• [Dataset section]

____

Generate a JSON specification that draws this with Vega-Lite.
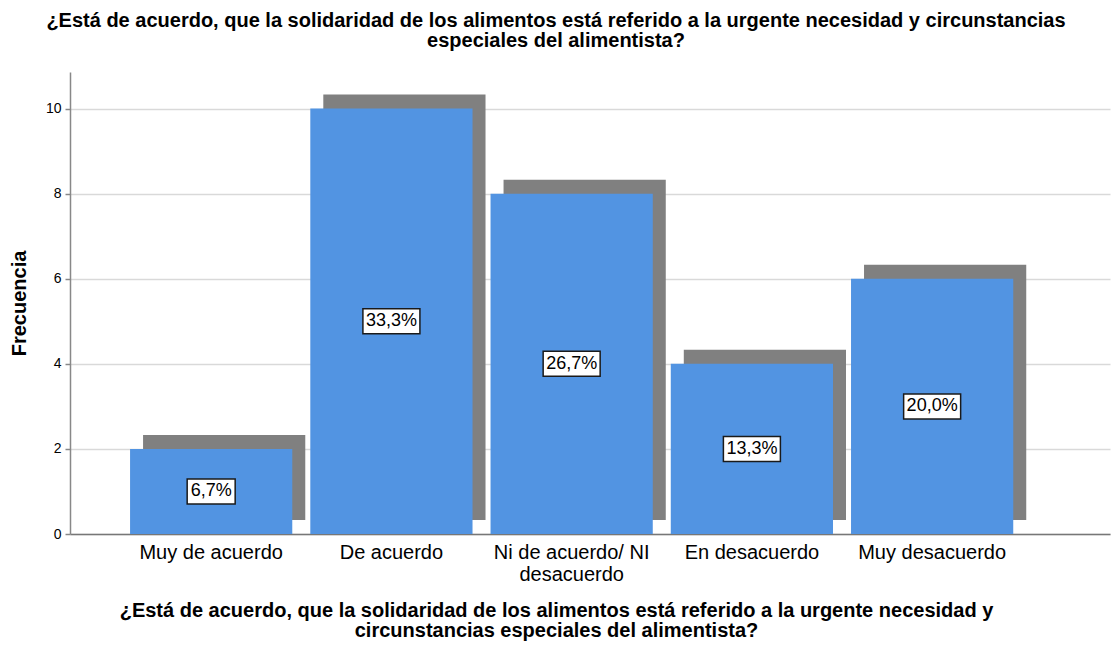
{
  "$schema": "https://vega.github.io/schema/vega-lite/v6.json",
  "width": 1040,
  "height": 462,
  "autosize": "none",
  "padding": {"left": 70, "top": 72, "right": 2, "bottom": 118},
  "background": "white",
  "config": {"font": "Liberation Sans", "view": {"stroke": null}},
  "title": {
    "text": ["¿Está de acuerdo, que la solidaridad de los alimentos está referido a la urgente necesidad y circunstancias", "especiales del alimentista?"],
    "fontSize": 20,
    "fontWeight": "bold",
    "lineHeight": 20,
    "anchor": "middle",
    "dx": -34,
    "offset": 21,
    "color": "black",
    "font": "Liberation Sans"
  },
  "data": {
    "values": [
      {"cat": "Muy de acuerdo", "count": 2, "pct": "6,7%"},
      {"cat": "De acuerdo", "count": 10, "pct": "33,3%"},
      {"cat": "Ni de acuerdo/ NI desacuerdo", "count": 8, "pct": "26,7%"},
      {"cat": "En desacuerdo", "count": 4, "pct": "13,3%"},
      {"cat": "Muy desacuerdo", "count": 6, "pct": "20,0%"}
    ]
  },
  "encoding": {
    "x": {
      "field": "cat",
      "type": "nominal",
      "sort": null,
      "scale": {"paddingInner": 0.1, "paddingOuter": 0.435, "align": 0.383},
      "axis": {
        "title": ["¿Está de acuerdo, que la solidaridad de los alimentos está referido a la urgente necesidad y", "circunstancias especiales del alimentista?"],
        "titleFontSize": 20,
        "titleFontWeight": "bold",
        "titleLineHeight": 20,
        "titleColor": "black",
        "titleX": 486,
        "titleY": 82,
        "titleBaseline": "alphabetic",
        "titleAlign": "center",
        "labelAngle": 0,
        "labelFontSize": 20,
        "labelColor": "black",
        "labelPadding": 8,
        "labelLineHeight": 22,
        "labelLimit": 0,
        "labelExpr": "datum.label == 'Ni de acuerdo/ NI desacuerdo' ? ['Ni de acuerdo/ NI', 'desacuerdo'] : datum.label",
        "ticks": false,
        "grid": false,
        "domainColor": "#777777",
        "domainWidth": 1.5
      }
    }
  },
  "layer": [
    {
      "encoding": {
        "y": {
          "field": "count",
          "type": "quantitative",
          "scale": {"domain": [0, 10.86], "nice": false, "zero": true},
          "axis": {
            "values": [0, 2, 4, 6, 8, 10],
            "title": "Frecuencia",
            "titleFontSize": 20,
            "titleFontWeight": "bold",
            "titleColor": "black",
            "titleX": -45,
            "titleY": 231,
            "titleBaseline": "alphabetic",
            "titleAngle": -90,
            "titleAlign": "center",
            "labelFontSize": 14,
            "labelColor": "black",
            "labelPadding": 4,
            "tickSize": 5,
            "tickColor": "#888888",
            "tickWidth": 1.5,
            "domainColor": "#888888",
            "domainWidth": 1.5,
            "grid": true,
            "gridColor": "#d9d9d9",
            "gridWidth": 1.5
          }
        }
      },
      "layer": [
        {
          "mark": {"type": "bar", "color": "#808080", "xOffset": 13, "yOffset": -14, "y2Offset": -13}
        },
        {
          "mark": {"type": "bar", "color": "#5294e2"}
        }
      ]
    },
    {
      "encoding": {
        "y": {
          "field": "count",
          "type": "quantitative",
          "scale": {"domain": [0, 21.72], "nice": false, "zero": true},
          "axis": null
        }
      },
      "layer": [
        {
          "mark": {"type": "tick", "thickness": 25, "fill": "white", "stroke": "#1a1a1a", "strokeWidth": 1.5, "opacity": 1},
          "encoding": {
            "size": {"condition": {"test": "length(datum.pct) > 4", "value": 57}, "value": 48}
          }
        },
        {
          "mark": {"type": "text", "fontSize": 18, "color": "black", "baseline": "middle", "align": "center", "font": "Liberation Sans"},
          "encoding": {"text": {"field": "pct"}}
        }
      ]
    }
  ],
  "resolve": {"scale": {"y": "independent"}}
}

____

• [Set exercise]
All of the data above should be quoted exactly, except for the pictures.

• [Answer to the problem]
Generate a JSON specification that draws this with Vega-Lite.
{
  "$schema": "https://vega.github.io/schema/vega-lite/v6.json",
  "width": 1040,
  "height": 462,
  "autosize": "none",
  "padding": {"left": 70, "top": 72, "right": 2, "bottom": 118},
  "background": "white",
  "config": {"font": "Liberation Sans", "view": {"stroke": null}},
  "title": {
    "text": ["¿Está de acuerdo, que la solidaridad de los alimentos está referido a la urgente necesidad y circunstancias", "especiales del alimentista?"],
    "fontSize": 20,
    "fontWeight": "bold",
    "lineHeight": 20,
    "anchor": "middle",
    "dx": -34,
    "offset": 21,
    "color": "black",
    "font": "Liberation Sans"
  },
  "data": {
    "values": [
      {"cat": "Muy de acuerdo", "count": 2, "pct": "6,7%"},
      {"cat": "De acuerdo", "count": 10, "pct": "33,3%"},
      {"cat": "Ni de acuerdo/ NI desacuerdo", "count": 8, "pct": "26,7%"},
      {"cat": "En desacuerdo", "count": 4, "pct": "13,3%"},
      {"cat": "Muy desacuerdo", "count": 6, "pct": "20,0%"}
    ]
  },
  "encoding": {
    "x": {
      "field": "cat",
      "type": "nominal",
      "sort": null,
      "scale": {"paddingInner": 0.1, "paddingOuter": 0.435, "align": 0.383},
      "axis": {
        "title": ["¿Está de acuerdo, que la solidaridad de los alimentos está referido a la urgente necesidad y", "circunstancias especiales del alimentista?"],
        "titleFontSize": 20,
        "titleFontWeight": "bold",
        "titleLineHeight": 20,
        "titleColor": "black",
        "titleX": 486,
        "titleY": 82,
        "titleBaseline": "alphabetic",
        "titleAlign": "center",
        "labelAngle": 0,
        "labelFontSize": 20,
        "labelColor": "black",
        "labelPadding": 8,
        "labelLineHeight": 22,
        "labelLimit": 0,
        "labelExpr": "datum.label == 'Ni de acuerdo/ NI desacuerdo' ? ['Ni de acuerdo/ NI', 'desacuerdo'] : datum.label",
        "ticks": false,
        "grid": false,
        "domainColor": "#777777",
        "domainWidth": 1.5
      }
    }
  },
  "layer": [
    {
      "encoding": {
        "y": {
          "field": "count",
          "type": "quantitative",
          "scale": {"domain": [0, 10.86], "nice": false, "zero": true},
          "axis": {
            "values": [0, 2, 4, 6, 8, 10],
            "title": "Frecuencia",
            "titleFontSize": 20,
            "titleFontWeight": "bold",
            "titleColor": "black",
            "titleX": -45,
            "titleY": 231,
            "titleBaseline": "alphabetic",
            "titleAngle": -90,
            "titleAlign": "center",
            "labelFontSize": 14,
            "labelColor": "black",
            "labelPadding": 4,
            "tickSize": 5,
            "tickColor": "#888888",
            "tickWidth": 1.5,
            "domainColor": "#888888",
            "domainWidth": 1.5,
            "grid": true,
            "gridColor": "#d9d9d9",
            "gridWidth": 1.5
          }
        }
      },
      "layer": [
        {
          "mark": {"type": "bar", "color": "#808080", "xOffset": 13, "yOffset": -14, "y2Offset": -13}
        },
        {
          "mark": {"type": "bar", "color": "#5294e2"}
        }
      ]
    },
    {
      "encoding": {
        "y": {
          "field": "count",
          "type": "quantitative",
          "scale": {"domain": [0, 21.72], "nice": false, "zero": true},
          "axis": null
        }
      },
      "layer": [
        {
          "mark": {"type": "tick", "thickness": 25, "fill": "white", "stroke": "#1a1a1a", "strokeWidth": 1.5, "opacity": 1},
          "encoding": {
            "size": {"condition": {"test": "length(datum.pct) > 4", "value": 57}, "value": 48}
          }
        },
        {
          "mark": {"type": "text", "fontSize": 18, "color": "black", "baseline": "middle", "align": "center", "font": "Liberation Sans"},
          "encoding": {"text": {"field": "pct"}}
        }
      ]
    }
  ],
  "resolve": {"scale": {"y": "independent"}}
}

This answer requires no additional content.